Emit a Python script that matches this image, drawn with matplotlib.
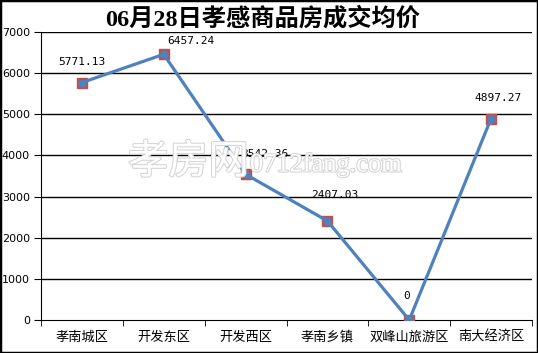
import matplotlib
matplotlib.use("Agg")
import matplotlib.pyplot as plt
import matplotlib.patheffects as pe
from matplotlib.patches import Rectangle

categories = ["孝南城区", "开发东区", "开发西区", "孝南乡镇", "双峰山旅游区", "南大经济区"]
prices = [5771.13, 6457.24, 3542.36, 2407.03, 0, 4897.27]
price_labels = ["5771.13", "6457.24", "3542.36", "2407.03", "0", "4897.27"]
y_ticks = [0, 1000, 2000, 3000, 4000, 5000, 6000, 7000]
title = "06月28日孝感商品房成交均价"

# label offsets in pixels (dx, dy) relative to each point
label_offsets = [(0, 21), (27, 13), (19, 20), (7, 26), (-3, 24), (7, 21)]

plt.rcParams["font.family"] = ["Noto Sans CJK SC", "DejaVu Sans"]

fig = plt.figure(figsize=(5.38, 3.53), dpi=100)
W, H = 538, 353
ax = fig.add_axes([41 / W, 1 - 320 / H, (532 - 41) / W, (320 - 32) / H])

# watermark
fig.text(128 / W, 1 - 162 / H, "孝房网", fontsize=29, color="white",
         va="center", ha="left", zorder=0,
         path_effects=[pe.withStroke(linewidth=1.5, foreground="#d4d4d4")])
fig.text(250 / W, 1 - 165 / H, "0712fang.com", fontsize=19, color="white",
         family="Liberation Serif", va="center", ha="left", zorder=0,
         path_effects=[pe.withStroke(linewidth=1.5, foreground="#d4d4d4")])

x = list(range(len(categories)))
ax.patch.set_alpha(0)
ax.plot(x, prices, color="#4F81BD", linewidth=2.3, zorder=4, solid_capstyle="round")
ax.plot(x, prices, linestyle="none", marker="s", markersize=7,
        markerfacecolor="#C0504D", markeredgecolor="#C0504D", zorder=3)
ax.plot(x, prices, linestyle="none", marker="o", markersize=5,
        markerfacecolor="#4F81BD", markeredgecolor="#4F81BD", zorder=5)

for xi, yi, lab, (dx, dy) in zip(x, prices, price_labels, label_offsets):
    ax.annotate(lab, (xi, yi), xytext=(dx, dy), textcoords="offset pixels",
                ha="center", va="center", fontsize=8, family="DejaVu Sans Mono",
                color="black", zorder=6)

ax.set_xlim(-0.5, len(categories) - 0.5)
ax.set_ylim(0, 7000)
ax.set_yticks(y_ticks)
ax.set_yticklabels([str(v) for v in y_ticks], fontsize=8, family="DejaVu Sans")
for v in y_ticks[1:]:
    ax.axhline(v, color="black", linewidth=1, zorder=1)

ax.set_xticks(x)
ax.set_xticklabels(categories, fontsize=9.5)
ax.set_xticks([i - 0.5 for i in range(len(categories) + 1)], minor=True)
ax.tick_params(axis="x", which="major", length=0, pad=8)
ax.tick_params(axis="x", which="minor", length=4, direction="out", color="black")
ax.tick_params(axis="y", length=5, direction="out", pad=3, color="black")

for side in ["top", "right"]:
    ax.spines[side].set_visible(False)
ax.spines["left"].set_color("black")
ax.spines["bottom"].set_color("black")

fig.text(263 / W, 1 - 19 / H, title, fontsize=17.5, fontweight="bold",
         family=["Liberation Serif", "Noto Sans CJK SC"], ha="center", va="center")

fig.patches.append(Rectangle((0, 0), 1, 1, transform=fig.transFigure, fill=False,
                             edgecolor="black", linewidth=2.5))

fig.savefig("out.png", dpi=100)
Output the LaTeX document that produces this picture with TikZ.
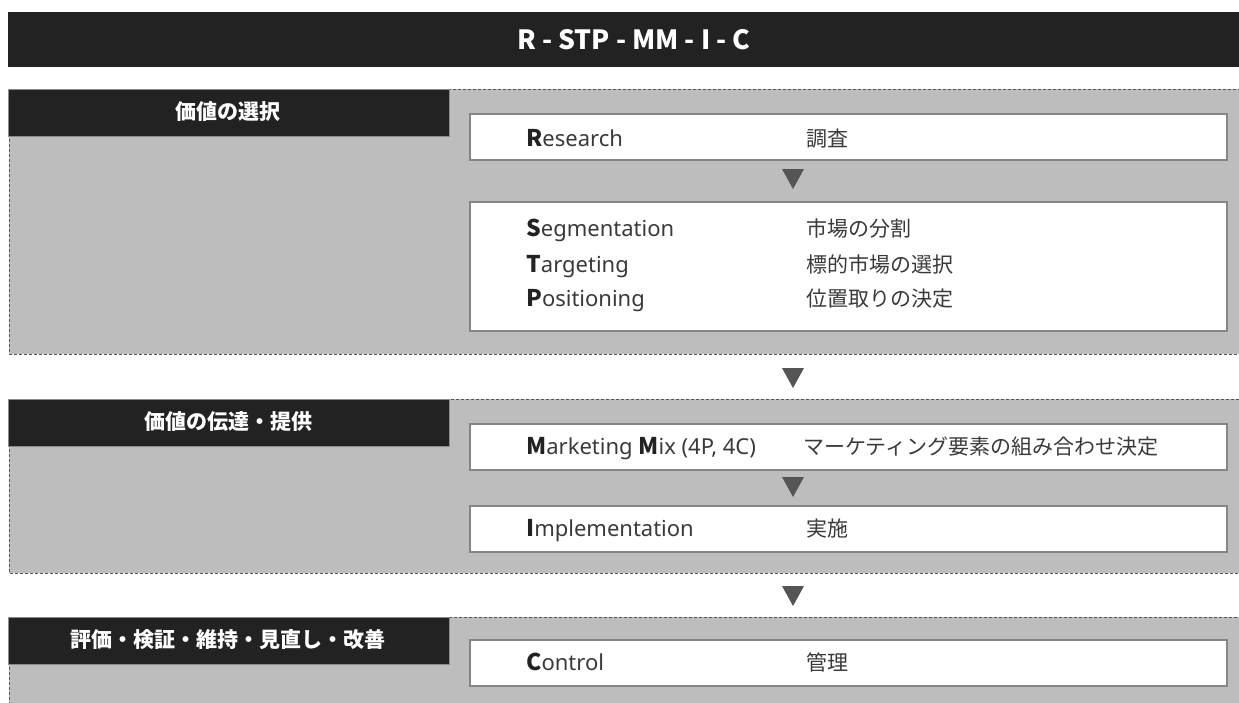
\documentclass[tikz,border=0pt]{standalone}
\usepackage{fontspec}
\setmainfont{Noto Sans CJK JP}
\newfontfamily\latinf{Noto Sans}
\definecolor{titlebg}{HTML}{222222}
\definecolor{panelbg}{HTML}{BDBDBD}
\definecolor{boxline}{HTML}{858585}
\definecolor{dashc}{HTML}{555555}
\definecolor{arrowc}{HTML}{555555}
\definecolor{txtc}{HTML}{3A3A3A}
\tikzset{
  panelfill/.style={fill=panelbg, draw=dashc, dash pattern=on 3pt off 2pt, line width=0.9pt},
  header/.style={fill=titlebg, draw=black!45, line width=0.6pt, anchor=north west, minimum width=441pt, minimum height=47pt, inner sep=0pt},
  headtxt/.style={text=white, font=\bfseries\fontsize{21}{25}\selectfont, inner sep=0pt},
  whitebox/.style={fill=white, draw=boxline, line width=2.4pt, anchor=north west, minimum width=757pt, inner sep=0pt},
  entxt/.style={anchor=base west, inner sep=0pt, text=txtc, font=\latinf\fontsize{22}{26}\selectfont},
  jptxt/.style={anchor=base west, inner sep=0pt, text=txtc, font=\fontsize{21}{25}\selectfont},
  downtri/.style={fill=arrowc}
}
\newcommand{\bl}[1]{\textcolor{titlebg}{\rmfamily\bfseries\fontsize{23}{26}\selectfont #1}}
\begin{document}
\begin{tikzpicture}[x=1pt,y=-1pt]
\useasboundingbox (0,0) rectangle (1239,702);
% title
\node[fill=titlebg, anchor=north west, minimum width=1240pt, minimum height=55pt, inner sep=0pt] (title) at (8,12) {};
\node[text=white, font=\rmfamily\bfseries\fontsize{26.5}{32}\selectfont, inner sep=0pt, anchor=base] (titletext) at (634,49) {R - STP - MM - I - C};

% panel 1
\path[panelfill] (9,89) rectangle (1250,354);
\node[header] (h1) at (8,89) {};
\node[headtxt] (h1t) at (228,112) {価値の選択};
\node[whitebox, minimum height=46pt] (research) at (469,113) {};
\node[entxt] (researchEn) at (526,146) {\bl{R}esearch};
\node[jptxt] (researchJp) at (806,146) {調査};
\fill[downtri] (782,169) -- (804,169) -- (793,189) -- cycle;
\node[whitebox, minimum height=129pt] (stp) at (469,201) {};
\node[entxt] (segEn) at (526,236) {\bl{S}egmentation};
\node[jptxt] (segJp) at (806,236) {市場の分割};
\node[entxt] (tarEn) at (526,272) {\bl{T}argeting};
\node[jptxt] (tarJp) at (806,272) {標的市場の選択};
\node[entxt] (posEn) at (526,306) {\bl{P}ositioning};
\node[jptxt] (posJp) at (806,306) {位置取りの決定};

% arrow between panels
\fill[downtri] (782,368) -- (804,368) -- (793,388) -- cycle;

% panel 2
\path[panelfill] (9,399) rectangle (1250,573);
\node[header] (h2) at (8,399) {};
\node[headtxt] (h2t) at (228,422) {価値の伝達・提供};
\node[whitebox, minimum height=46pt] (mm) at (469,423) {};
\node[entxt] (mmEn) at (526,454) {\bl{M}arketing \bl{M}ix (4P, 4C)};
\node[jptxt] (mmJp) at (803,454) {マーケティング要素の組み合わせ決定};
\fill[downtri] (782,477) -- (804,477) -- (793,497) -- cycle;
\node[whitebox, minimum height=46pt] (impl) at (469,505) {};
\node[entxt] (implEn) at (526,536) {\bl{I}mplementation};
\node[jptxt] (implJp) at (806,536) {実施};

% arrow between panels
\fill[downtri] (782,586) -- (804,586) -- (793,606) -- cycle;

% panel 3
\path[panelfill] (9,617) rectangle (1250,720);
\node[header] (h3) at (8,617) {};
\node[headtxt] (h3t) at (228,640) {評価・検証・維持・見直し・改善};
\node[whitebox, minimum height=46pt] (ctrl) at (469,639) {};
\node[entxt] (ctrlEn) at (526,670) {\bl{C}ontrol};
\node[jptxt] (ctrlJp) at (806,670) {管理};
\end{tikzpicture}
\end{document}
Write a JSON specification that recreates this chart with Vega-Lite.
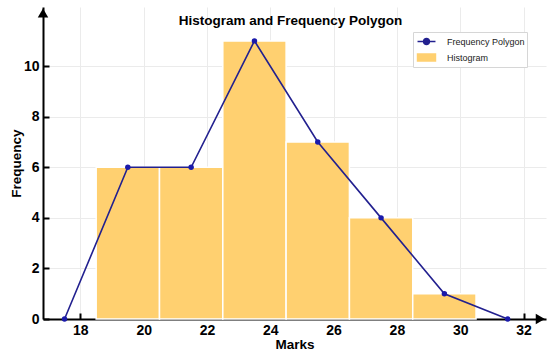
{
  "$schema": "https://vega.github.io/schema/vega-lite/v6.json",
  "width": 503,
  "height": 312,
  "autosize": "none",
  "padding": {"left": 43, "top": 7, "right": 8, "bottom": 41},
  "background": "white",
  "config": {"view": {"stroke": null}, "font": "Liberation Sans"},
  "title": {
    "text": "Histogram and Frequency Polygon",
    "font": "Liberation Sans",
    "fontSize": 13.5,
    "fontWeight": "bold",
    "color": "black",
    "anchor": "middle",
    "baseline": "alphabetic",
    "offset": -16,
    "dy": 15,
    "dx": -4
  },
  "datasets": {
    "hist": [
      {"start": 18.5, "end": 20.5, "freq": 6, "series": "Histogram"},
      {"start": 20.5, "end": 22.5, "freq": 6, "series": "Histogram"},
      {"start": 22.5, "end": 24.5, "freq": 11, "series": "Histogram"},
      {"start": 24.5, "end": 26.5, "freq": 7, "series": "Histogram"},
      {"start": 26.5, "end": 28.5, "freq": 4, "series": "Histogram"},
      {"start": 28.5, "end": 30.5, "freq": 1, "series": "Histogram"}
    ],
    "poly": [
      {"mark": 17.5, "freq": 0, "series": "Frequency Polygon"},
      {"mark": 19.5, "freq": 6, "series": "Frequency Polygon"},
      {"mark": 21.5, "freq": 6, "series": "Frequency Polygon"},
      {"mark": 23.5, "freq": 11, "series": "Frequency Polygon"},
      {"mark": 25.5, "freq": 7, "series": "Frequency Polygon"},
      {"mark": 27.5, "freq": 4, "series": "Frequency Polygon"},
      {"mark": 29.5, "freq": 1, "series": "Frequency Polygon"},
      {"mark": 31.5, "freq": 0, "series": "Frequency Polygon"}
    ]
  },
  "encoding": {
    "x": {
      "type": "quantitative",
      "scale": {"domain": [16.82, 32.71], "nice": false, "zero": false},
      "axis": {
        "values": [18, 20, 22, 24, 26, 28, 30, 32],
        "grid": true,
        "gridColor": "#ebebeb",
        "gridWidth": 1,
        "domainColor": "black",
        "domainWidth": 2,
        "tickColor": "black",
        "tickWidth": 2,
        "tickSize": -6,
        "labelPadding": 10,
        "labelFont": "Liberation Sans",
        "labelFontSize": 14,
        "labelFontWeight": "bold",
        "labelColor": "black",
        "title": "Marks",
        "titleFont": "Liberation Sans",
        "titleFontSize": 13.5,
        "titleFontWeight": "bold",
        "titleColor": "black",
        "titlePadding": 0
      }
    },
    "y": {
      "type": "quantitative",
      "scale": {"domain": [0, 12.34], "nice": false},
      "axis": {
        "values": [0, 2, 4, 6, 8, 10],
        "grid": true,
        "gridColor": "#ebebeb",
        "gridWidth": 1,
        "domainColor": "black",
        "domainWidth": 2,
        "tickColor": "black",
        "tickWidth": 2,
        "tickSize": -6,
        "labelPadding": 10,
        "labelFont": "Liberation Sans",
        "labelFontSize": 14,
        "labelFontWeight": "bold",
        "labelColor": "black",
        "title": "Frequency",
        "titleFont": "Liberation Sans",
        "titleFontSize": 13.5,
        "titleFontWeight": "bold",
        "titleColor": "black",
        "titlePadding": 0
      }
    },
    "color": {
      "field": "series",
      "type": "nominal",
      "scale": {"domain": ["Frequency Polygon", "Histogram"], "range": ["#22208f", "#FFD070"]},
      "legend": {
        "title": null,
        "orient": "none",
        "legendX": 370,
        "legendY": 25,
        "direction": "vertical",
        "strokeColor": "#d6d6d6",
        "fillColor": "white",
        "padding": 2,
        "rowPadding": 2,
        "symbolOffset": 4,
        "labelFont": "Liberation Sans",
        "labelFontSize": 9,
        "labelColor": "#222",
        "labelOffset": 13,
        "symbolSize": 169,
        "symbolStrokeWidth": 1.5,
        "encode": {
          "symbols": {
            "update": {
              "shape": {"signal": "datum.value === 'Histogram' ? 'M-1.38,-0.54H1.38V0.54H-1.38Z' : 'M-1.38,0H1.38M-0.46,0A0.46,0.46 0 1,0 0.46,0A0.46,0.46 0 1,0 -0.46,0'"},
              "fill": {"signal": "datum.value === 'Histogram' ? '#FFD070' : '#1a1aaa'"},
              "stroke": {"signal": "datum.value === 'Histogram' ? 'transparent' : '#22208f'"},
              "strokeWidth": {"value": 1.5},
              "size": {"value": 169},
              "opacity": {"value": 1}
            }
          }
        }
      }
    }
  },
  "layer": [
    {
      "data": {"name": "hist"},
      "mark": {"type": "rect", "stroke": "white", "strokeWidth": 1.5},
      "encoding": {
        "x": {"field": "start", "type": "quantitative"},
        "x2": {"field": "end"},
        "y": {"field": "freq", "type": "quantitative"},
        "y2": {"datum": 0}
      }
    },
    {
      "data": {"name": "poly"},
      "mark": {"type": "line", "strokeWidth": 1.6},
      "encoding": {
        "x": {"field": "mark", "type": "quantitative"},
        "y": {"field": "freq", "type": "quantitative"}
      }
    },
    {
      "data": {"name": "poly"},
      "mark": {"type": "point", "filled": true, "size": 30, "color": "#1a1aaa", "opacity": 1},
      "encoding": {
        "x": {"field": "mark", "type": "quantitative"},
        "y": {"field": "freq", "type": "quantitative"},
        "color": {"value": "#1a1aaa"}
      }
    },
    {
      "data": {"values": [{}]},
      "mark": {"type": "point", "shape": "triangle-right", "filled": true, "color": "black", "size": 110, "opacity": 1},
      "encoding": {
        "x": {"datum": 32.53},
        "y": {"datum": 0},
        "color": {"value": "black"}
      }
    },
    {
      "data": {"values": [{}]},
      "mark": {"type": "point", "shape": "triangle-up", "filled": true, "color": "black", "size": 110, "opacity": 1},
      "encoding": {
        "x": {"datum": 16.82},
        "y": {"datum": 12.1},
        "color": {"value": "black"}
      }
    }
  ]
}
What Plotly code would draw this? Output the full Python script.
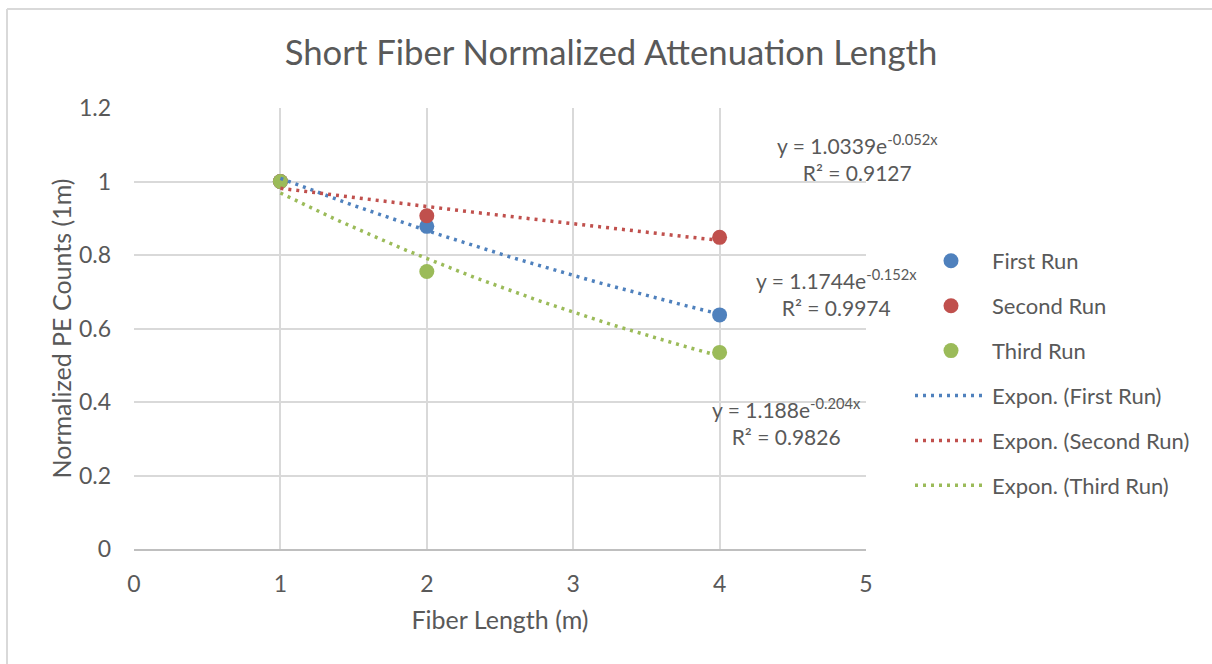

Work to complete: State how many lines of the listing hold the string "script"; reply with the number and nothing else.

Task result: 2